--- start Records shown ---
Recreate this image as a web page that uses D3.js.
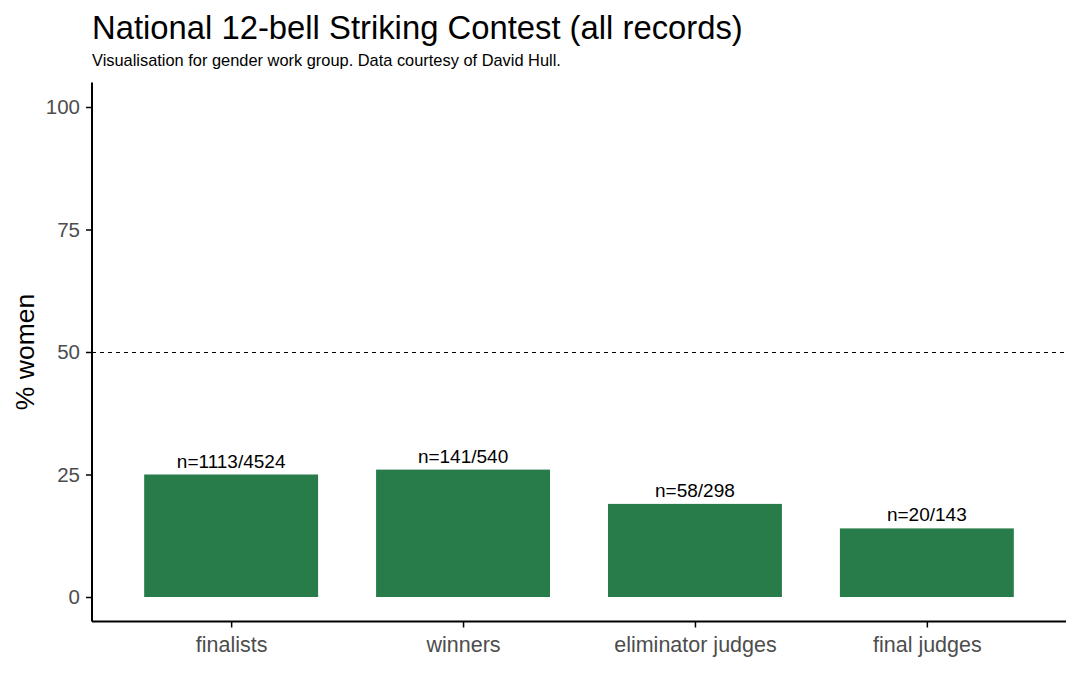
--- end Records shown ---
--- start Records shown ---
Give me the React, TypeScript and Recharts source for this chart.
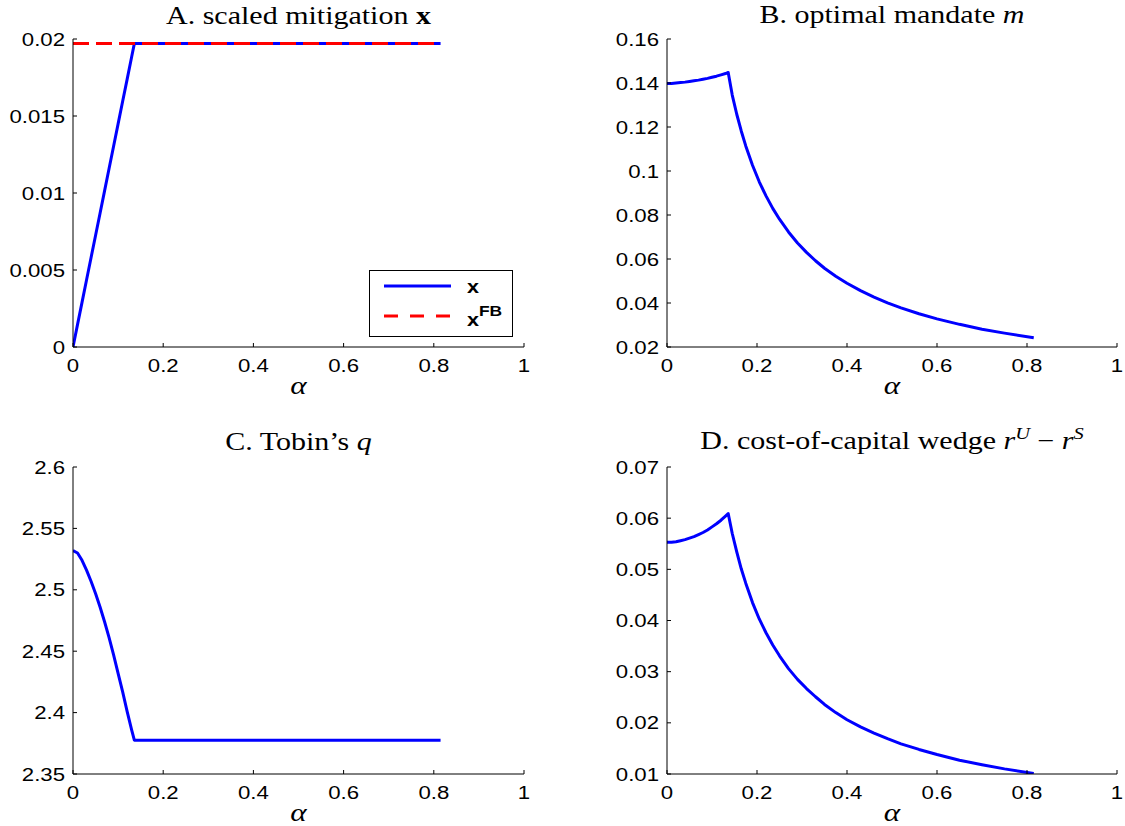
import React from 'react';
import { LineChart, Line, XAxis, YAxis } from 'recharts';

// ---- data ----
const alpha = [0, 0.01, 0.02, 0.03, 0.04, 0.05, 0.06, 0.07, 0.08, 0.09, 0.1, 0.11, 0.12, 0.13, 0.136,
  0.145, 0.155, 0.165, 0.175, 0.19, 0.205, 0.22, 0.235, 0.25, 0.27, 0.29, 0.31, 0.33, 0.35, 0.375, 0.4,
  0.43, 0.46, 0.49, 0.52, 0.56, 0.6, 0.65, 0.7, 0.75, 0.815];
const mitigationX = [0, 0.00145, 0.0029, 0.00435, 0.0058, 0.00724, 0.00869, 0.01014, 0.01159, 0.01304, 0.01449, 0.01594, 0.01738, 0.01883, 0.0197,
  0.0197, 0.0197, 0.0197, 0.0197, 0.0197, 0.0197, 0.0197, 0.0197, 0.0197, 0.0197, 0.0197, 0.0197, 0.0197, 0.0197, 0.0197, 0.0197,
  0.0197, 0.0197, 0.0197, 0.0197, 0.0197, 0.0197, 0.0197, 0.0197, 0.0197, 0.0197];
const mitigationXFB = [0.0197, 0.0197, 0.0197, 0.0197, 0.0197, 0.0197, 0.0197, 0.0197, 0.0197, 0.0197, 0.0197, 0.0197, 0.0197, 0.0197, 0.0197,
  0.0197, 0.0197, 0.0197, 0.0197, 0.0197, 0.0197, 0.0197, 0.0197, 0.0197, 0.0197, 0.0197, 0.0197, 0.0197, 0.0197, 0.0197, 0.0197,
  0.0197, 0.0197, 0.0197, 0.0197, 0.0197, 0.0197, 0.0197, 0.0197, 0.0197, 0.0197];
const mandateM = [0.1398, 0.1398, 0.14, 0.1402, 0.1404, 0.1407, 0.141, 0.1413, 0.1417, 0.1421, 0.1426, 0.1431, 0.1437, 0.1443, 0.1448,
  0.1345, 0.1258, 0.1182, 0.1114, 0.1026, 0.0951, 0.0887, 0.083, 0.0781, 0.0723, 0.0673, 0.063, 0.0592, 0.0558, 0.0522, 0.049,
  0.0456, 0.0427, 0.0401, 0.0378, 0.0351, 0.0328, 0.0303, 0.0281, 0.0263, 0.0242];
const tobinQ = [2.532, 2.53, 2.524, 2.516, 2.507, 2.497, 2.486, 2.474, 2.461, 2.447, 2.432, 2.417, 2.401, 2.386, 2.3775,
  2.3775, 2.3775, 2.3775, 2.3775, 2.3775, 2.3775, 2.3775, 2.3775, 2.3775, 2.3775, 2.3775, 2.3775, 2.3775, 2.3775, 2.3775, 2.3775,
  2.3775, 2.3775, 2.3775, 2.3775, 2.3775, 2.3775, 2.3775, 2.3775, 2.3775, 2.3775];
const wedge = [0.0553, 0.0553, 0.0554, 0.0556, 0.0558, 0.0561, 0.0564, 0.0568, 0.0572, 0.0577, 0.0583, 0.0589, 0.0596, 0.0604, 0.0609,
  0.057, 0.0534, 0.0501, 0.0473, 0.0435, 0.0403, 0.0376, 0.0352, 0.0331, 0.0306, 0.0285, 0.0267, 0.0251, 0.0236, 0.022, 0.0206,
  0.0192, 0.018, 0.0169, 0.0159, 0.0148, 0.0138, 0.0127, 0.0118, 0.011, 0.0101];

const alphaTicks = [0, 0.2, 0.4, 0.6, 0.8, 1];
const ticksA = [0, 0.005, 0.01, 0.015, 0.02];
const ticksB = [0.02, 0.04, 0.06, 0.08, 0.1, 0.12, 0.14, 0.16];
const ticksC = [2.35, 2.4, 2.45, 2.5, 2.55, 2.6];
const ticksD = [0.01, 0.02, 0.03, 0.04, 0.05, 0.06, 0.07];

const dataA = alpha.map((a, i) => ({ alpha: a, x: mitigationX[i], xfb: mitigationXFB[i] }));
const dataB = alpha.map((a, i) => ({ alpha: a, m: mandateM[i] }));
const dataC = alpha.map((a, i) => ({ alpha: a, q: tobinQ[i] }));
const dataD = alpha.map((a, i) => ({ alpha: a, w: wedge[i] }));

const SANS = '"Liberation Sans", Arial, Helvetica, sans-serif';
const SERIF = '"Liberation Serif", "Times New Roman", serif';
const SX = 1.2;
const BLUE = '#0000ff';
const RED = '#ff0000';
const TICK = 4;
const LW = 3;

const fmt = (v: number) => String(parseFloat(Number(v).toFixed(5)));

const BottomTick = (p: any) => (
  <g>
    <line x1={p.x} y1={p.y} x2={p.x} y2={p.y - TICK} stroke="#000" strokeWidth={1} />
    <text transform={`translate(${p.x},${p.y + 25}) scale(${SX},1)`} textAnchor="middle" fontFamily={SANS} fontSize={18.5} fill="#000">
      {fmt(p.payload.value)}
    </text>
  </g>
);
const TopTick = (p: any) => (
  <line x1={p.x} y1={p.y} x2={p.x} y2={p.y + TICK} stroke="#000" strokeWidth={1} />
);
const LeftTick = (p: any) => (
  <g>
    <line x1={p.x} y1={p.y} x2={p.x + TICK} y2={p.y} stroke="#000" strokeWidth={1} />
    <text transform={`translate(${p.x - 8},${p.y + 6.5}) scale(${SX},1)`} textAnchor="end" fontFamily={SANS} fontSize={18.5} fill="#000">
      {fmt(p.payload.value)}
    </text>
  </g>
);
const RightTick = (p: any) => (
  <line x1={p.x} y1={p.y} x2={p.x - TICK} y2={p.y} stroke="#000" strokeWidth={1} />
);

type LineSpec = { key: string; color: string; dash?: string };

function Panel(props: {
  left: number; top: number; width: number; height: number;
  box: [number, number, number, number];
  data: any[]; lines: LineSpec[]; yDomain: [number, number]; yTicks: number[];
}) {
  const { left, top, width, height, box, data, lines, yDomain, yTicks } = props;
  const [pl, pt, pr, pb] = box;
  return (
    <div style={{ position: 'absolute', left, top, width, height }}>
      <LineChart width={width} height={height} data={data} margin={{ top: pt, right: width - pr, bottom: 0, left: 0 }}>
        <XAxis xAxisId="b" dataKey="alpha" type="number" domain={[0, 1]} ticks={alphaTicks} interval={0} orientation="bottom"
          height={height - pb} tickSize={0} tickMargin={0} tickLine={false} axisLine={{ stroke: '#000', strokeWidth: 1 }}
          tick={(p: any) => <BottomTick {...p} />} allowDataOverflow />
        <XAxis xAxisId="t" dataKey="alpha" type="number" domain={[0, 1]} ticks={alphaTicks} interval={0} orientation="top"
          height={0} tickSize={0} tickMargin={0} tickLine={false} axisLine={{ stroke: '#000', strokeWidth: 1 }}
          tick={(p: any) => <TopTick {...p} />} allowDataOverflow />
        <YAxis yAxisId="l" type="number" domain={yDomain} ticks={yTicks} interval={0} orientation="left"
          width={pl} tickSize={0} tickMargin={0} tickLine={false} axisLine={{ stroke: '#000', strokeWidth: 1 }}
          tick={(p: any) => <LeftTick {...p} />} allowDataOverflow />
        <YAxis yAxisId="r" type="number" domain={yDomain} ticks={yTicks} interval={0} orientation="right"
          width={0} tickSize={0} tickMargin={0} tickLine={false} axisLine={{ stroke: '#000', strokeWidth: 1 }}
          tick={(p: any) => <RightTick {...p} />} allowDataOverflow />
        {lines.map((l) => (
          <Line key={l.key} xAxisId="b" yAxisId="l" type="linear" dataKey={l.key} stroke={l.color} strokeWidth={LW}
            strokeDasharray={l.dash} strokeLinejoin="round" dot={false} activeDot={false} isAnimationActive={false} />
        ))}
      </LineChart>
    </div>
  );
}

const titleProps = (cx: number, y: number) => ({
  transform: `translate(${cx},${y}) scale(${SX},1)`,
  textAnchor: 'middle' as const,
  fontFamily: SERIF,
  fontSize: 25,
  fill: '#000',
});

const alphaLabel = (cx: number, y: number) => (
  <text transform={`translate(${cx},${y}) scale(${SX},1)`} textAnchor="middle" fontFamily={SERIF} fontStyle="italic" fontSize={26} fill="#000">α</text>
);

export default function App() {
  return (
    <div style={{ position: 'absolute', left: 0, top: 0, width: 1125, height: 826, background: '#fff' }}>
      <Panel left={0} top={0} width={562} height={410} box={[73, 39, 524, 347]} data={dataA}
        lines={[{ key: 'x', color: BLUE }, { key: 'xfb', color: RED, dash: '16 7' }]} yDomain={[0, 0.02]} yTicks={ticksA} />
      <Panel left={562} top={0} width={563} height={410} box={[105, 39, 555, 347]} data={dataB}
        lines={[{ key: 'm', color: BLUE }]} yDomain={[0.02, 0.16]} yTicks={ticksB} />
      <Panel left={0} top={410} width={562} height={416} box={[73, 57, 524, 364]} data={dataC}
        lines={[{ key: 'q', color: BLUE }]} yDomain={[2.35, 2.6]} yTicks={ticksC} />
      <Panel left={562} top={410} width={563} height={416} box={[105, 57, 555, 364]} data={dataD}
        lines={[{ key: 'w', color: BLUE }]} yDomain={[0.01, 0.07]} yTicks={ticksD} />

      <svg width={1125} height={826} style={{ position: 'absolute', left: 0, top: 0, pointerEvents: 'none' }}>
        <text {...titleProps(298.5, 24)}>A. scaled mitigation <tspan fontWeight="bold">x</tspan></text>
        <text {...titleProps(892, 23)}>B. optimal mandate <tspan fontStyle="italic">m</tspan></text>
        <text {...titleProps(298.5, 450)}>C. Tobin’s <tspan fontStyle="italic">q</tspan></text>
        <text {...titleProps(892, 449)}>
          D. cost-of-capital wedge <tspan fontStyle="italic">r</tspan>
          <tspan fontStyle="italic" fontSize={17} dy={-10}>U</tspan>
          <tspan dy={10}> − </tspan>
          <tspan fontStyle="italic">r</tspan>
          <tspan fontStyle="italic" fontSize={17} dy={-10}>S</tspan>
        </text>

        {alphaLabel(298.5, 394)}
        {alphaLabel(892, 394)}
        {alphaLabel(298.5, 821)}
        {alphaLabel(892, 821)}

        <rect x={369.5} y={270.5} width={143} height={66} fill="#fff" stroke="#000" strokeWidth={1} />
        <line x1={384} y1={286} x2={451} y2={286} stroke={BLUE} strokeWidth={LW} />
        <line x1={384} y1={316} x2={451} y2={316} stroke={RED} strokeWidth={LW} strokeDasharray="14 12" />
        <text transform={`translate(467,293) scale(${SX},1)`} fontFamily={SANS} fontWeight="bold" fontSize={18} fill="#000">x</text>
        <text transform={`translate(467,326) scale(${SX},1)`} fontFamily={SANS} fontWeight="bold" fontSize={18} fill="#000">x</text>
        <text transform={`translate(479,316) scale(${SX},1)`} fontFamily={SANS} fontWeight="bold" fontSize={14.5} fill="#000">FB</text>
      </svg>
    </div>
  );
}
--- end Records shown ---
--- start Records shown ---
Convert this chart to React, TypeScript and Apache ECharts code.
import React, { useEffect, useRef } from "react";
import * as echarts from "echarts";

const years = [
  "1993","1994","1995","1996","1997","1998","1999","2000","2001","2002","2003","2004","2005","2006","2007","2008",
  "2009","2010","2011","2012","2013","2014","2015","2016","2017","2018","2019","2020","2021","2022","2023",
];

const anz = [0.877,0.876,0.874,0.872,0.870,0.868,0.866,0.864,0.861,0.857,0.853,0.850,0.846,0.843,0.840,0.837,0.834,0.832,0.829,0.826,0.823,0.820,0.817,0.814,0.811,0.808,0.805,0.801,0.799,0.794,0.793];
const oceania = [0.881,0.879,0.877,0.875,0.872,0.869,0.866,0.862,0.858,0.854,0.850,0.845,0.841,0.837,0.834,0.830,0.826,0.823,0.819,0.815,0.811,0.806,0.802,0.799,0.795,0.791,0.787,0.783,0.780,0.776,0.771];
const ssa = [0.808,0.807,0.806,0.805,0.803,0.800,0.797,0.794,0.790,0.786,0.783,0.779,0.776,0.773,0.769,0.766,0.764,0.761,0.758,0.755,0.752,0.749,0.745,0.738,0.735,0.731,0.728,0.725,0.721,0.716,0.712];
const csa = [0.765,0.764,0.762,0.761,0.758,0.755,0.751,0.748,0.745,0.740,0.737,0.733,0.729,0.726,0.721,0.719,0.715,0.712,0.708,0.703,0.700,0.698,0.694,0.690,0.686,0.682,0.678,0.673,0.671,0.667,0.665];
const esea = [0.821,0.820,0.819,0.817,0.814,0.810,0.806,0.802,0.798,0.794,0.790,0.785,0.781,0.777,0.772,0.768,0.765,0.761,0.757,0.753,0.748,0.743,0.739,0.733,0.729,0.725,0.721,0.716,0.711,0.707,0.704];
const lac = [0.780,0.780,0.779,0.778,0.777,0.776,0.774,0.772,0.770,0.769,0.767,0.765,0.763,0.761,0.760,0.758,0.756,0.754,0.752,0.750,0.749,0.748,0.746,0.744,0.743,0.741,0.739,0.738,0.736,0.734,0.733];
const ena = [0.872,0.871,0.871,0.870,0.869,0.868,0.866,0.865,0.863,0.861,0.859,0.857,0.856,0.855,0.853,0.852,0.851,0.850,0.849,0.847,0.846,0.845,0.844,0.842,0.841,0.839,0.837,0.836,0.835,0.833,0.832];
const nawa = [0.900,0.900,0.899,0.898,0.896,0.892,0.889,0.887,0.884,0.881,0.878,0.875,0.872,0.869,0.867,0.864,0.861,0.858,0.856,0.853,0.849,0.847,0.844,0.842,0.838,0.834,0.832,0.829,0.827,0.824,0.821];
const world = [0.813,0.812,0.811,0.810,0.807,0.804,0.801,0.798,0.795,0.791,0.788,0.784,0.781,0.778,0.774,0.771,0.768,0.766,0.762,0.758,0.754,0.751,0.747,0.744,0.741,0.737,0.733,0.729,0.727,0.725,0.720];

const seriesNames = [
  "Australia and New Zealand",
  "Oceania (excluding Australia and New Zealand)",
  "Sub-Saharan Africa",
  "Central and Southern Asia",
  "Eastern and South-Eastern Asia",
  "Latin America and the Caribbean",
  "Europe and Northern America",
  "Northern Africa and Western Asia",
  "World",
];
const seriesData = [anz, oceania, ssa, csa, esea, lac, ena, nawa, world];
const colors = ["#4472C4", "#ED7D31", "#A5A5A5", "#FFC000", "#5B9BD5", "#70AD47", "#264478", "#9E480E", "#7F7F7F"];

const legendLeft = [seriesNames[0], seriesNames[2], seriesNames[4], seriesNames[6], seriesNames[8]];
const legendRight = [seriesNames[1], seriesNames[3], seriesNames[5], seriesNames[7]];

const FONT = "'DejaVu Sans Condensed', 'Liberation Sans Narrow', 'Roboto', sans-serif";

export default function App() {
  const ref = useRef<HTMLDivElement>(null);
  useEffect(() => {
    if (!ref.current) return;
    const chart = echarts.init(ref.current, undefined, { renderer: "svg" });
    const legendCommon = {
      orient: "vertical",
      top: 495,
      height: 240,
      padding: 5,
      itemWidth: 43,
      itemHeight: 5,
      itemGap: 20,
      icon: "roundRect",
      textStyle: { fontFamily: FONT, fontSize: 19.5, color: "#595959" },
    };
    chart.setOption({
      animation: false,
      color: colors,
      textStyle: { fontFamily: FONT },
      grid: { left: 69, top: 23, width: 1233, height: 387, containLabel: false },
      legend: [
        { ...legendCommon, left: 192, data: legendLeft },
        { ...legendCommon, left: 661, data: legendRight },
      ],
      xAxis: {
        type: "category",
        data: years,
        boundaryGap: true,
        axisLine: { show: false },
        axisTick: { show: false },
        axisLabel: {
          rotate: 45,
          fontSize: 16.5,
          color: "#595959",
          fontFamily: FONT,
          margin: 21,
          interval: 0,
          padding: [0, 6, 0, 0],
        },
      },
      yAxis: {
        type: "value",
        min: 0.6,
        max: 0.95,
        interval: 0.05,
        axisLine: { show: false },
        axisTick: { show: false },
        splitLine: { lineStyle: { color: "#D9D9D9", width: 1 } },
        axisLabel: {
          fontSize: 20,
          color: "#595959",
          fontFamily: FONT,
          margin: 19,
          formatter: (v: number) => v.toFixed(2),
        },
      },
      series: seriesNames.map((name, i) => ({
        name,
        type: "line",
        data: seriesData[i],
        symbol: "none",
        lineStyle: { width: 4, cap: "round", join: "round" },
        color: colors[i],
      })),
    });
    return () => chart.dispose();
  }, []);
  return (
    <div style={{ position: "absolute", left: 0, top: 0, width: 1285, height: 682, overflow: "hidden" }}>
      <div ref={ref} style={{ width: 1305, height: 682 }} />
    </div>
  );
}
--- end Records shown ---
Pull out only the lines from the one with "Give me the" up to and including the one with "Line, XAxis, YAxis", and drop any pictures along the way.

§ Solution to this task
Give me the React, TypeScript and Recharts source for this chart.
import React from 'react';
import { LineChart, Line, XAxis, YAxis } from 'recharts';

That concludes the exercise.